Residents fail in bid to halt music festival featuring Liam Gallagher
Two-day Samhain music festival in Dublin will go ahead
A group of residents have failed in their bid to halt the two-day Samhain music festival in Dublin featuring Britpop icon Liam Gallagher.
The gigs take place on October 28 and the following day in a hangar at Dublin’s Weston Airport just 20 minutes from the city-centre. The line-up for the first night is Annie Mac and 2manydjs plus Eats Everything, Mele and Kelly-Anne Byrne.
Former Oasis singer Liam Gallagher will headline the following night supported by Cavan rockers The Strypes and Derry punk band, Touts. About 5,000 fans are expected to descend on the airport just off the N4 near Lucan.
Olympia Productions applied to Dublin District Court for the licences to be in place from 6pm to midnight on October 28 and from 6pm to 11pm the following night, when Liam Gallagher and his band take to the stage.
But the sell-out event was put in doubt when a group of local residents formally objected to the organisers’ application for occasional drinks and a temporary dance licences.
They cited concerns about traffic management, planning laws, crowd control and fire safety. However, Judge Michael Coghlan held that their issues had been addressed and he granted the licences.
He also stipulated that all fuel tanks at the airport would have to be drained and flights in and out of the aerodrome would have to stop by 3pm on October 28.
Judge Coghlan joked that he hoped the former Oasis front-man and his big band would not blow the roof of the venue. However, he also told residents he noted this was the first time the airport had been used to hold a music event and he warned it would be the last time if there were any serious problems.
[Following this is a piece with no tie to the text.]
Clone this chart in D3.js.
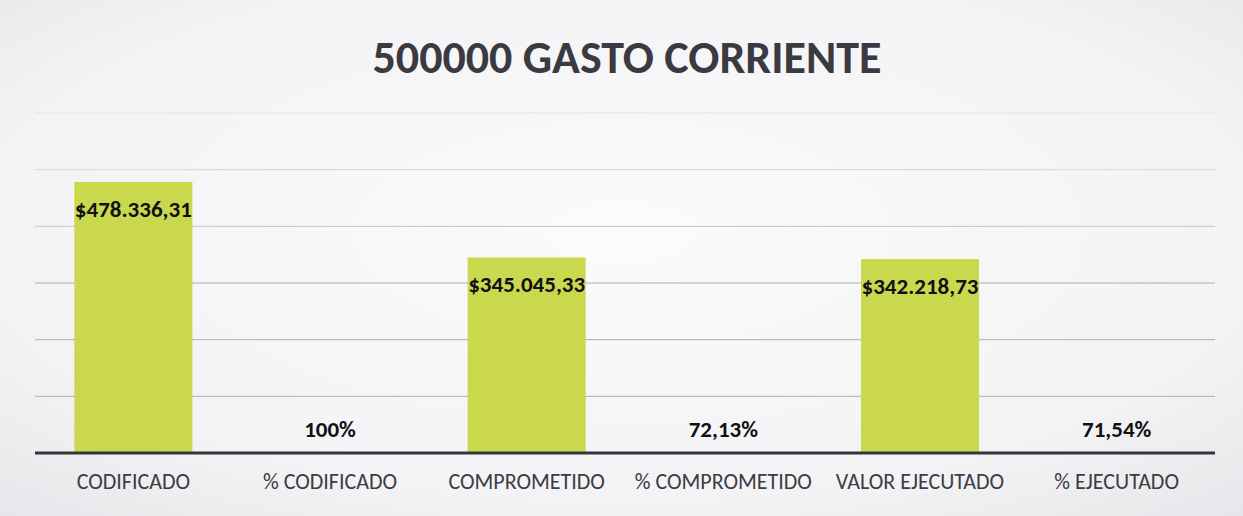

Garda Inspector Liam Casey told the court that he, four sergeants and 30 gardai would be on duty at the event. They would also prevent concert goers from going into local estates.
There would also be additional mobile units and garda public order personnel “all geared up” and “ready to respond”. Anyone arrested would be removed and immediately brought to Lucan Garda station.
Buses from the city centre would enter and leave via a separate exit and the airport was almost completely surrounded by an eight-foot fence with barbed wire on top, Inspector Casey told the court.
Traffic heading to Celbridge or Leixlip will be asked not to come off the N4 slip-road through the area but to take later exits instead, he said.
He assured the court that day-two of the event would depend on how the first day went.
About 10 local residents came to the hearing to object to the licences having formally lodged their complaints in writing in court at an earlier stage.
The court heard that one of the hangers will be opened up with a stage area and will contain about 1,500 people and a marquee would be attached to the building as weather protection to cover the remaining 3,500 concert goers.
Dorothy Collins BL (instructed by Ursula Courtney solicitor) for the applicants also explained that there would be a sufficient number of exits and a noise curtain at the rear of hanger.
Weston Park residents Caitriona McClean and Hugh Collender were concerned that some of the concert goers could bring fireworks to the venue. Mr Collender was also worried about the aviation fuel contained in two tanks which the court heard were made of steal but would be sealed off and have a Weston Airport fire engine and crew present.
Planning expert Frank Kenny told the court this event did not break planning laws which can allow for ancillary uses of premises.
The court also heard that flights would be stopped hours ahead of the gigs on the Saturday.
It was not expected that many people would drive there but 440 cars would fit on one of the runways and a second runway was also available if needed for parking. People will be searched entering the gig area and there would be 80 stewards as well as security personnel there, the court also heard.
Judge Coghlan noted Dublin City Council’s fire officer had no objection.
He also told the resident that he understood the consequence of noise and an influx of people in their area was upsetting for them because they had not experienced it there before and they did not want to be prisoners in their own homes.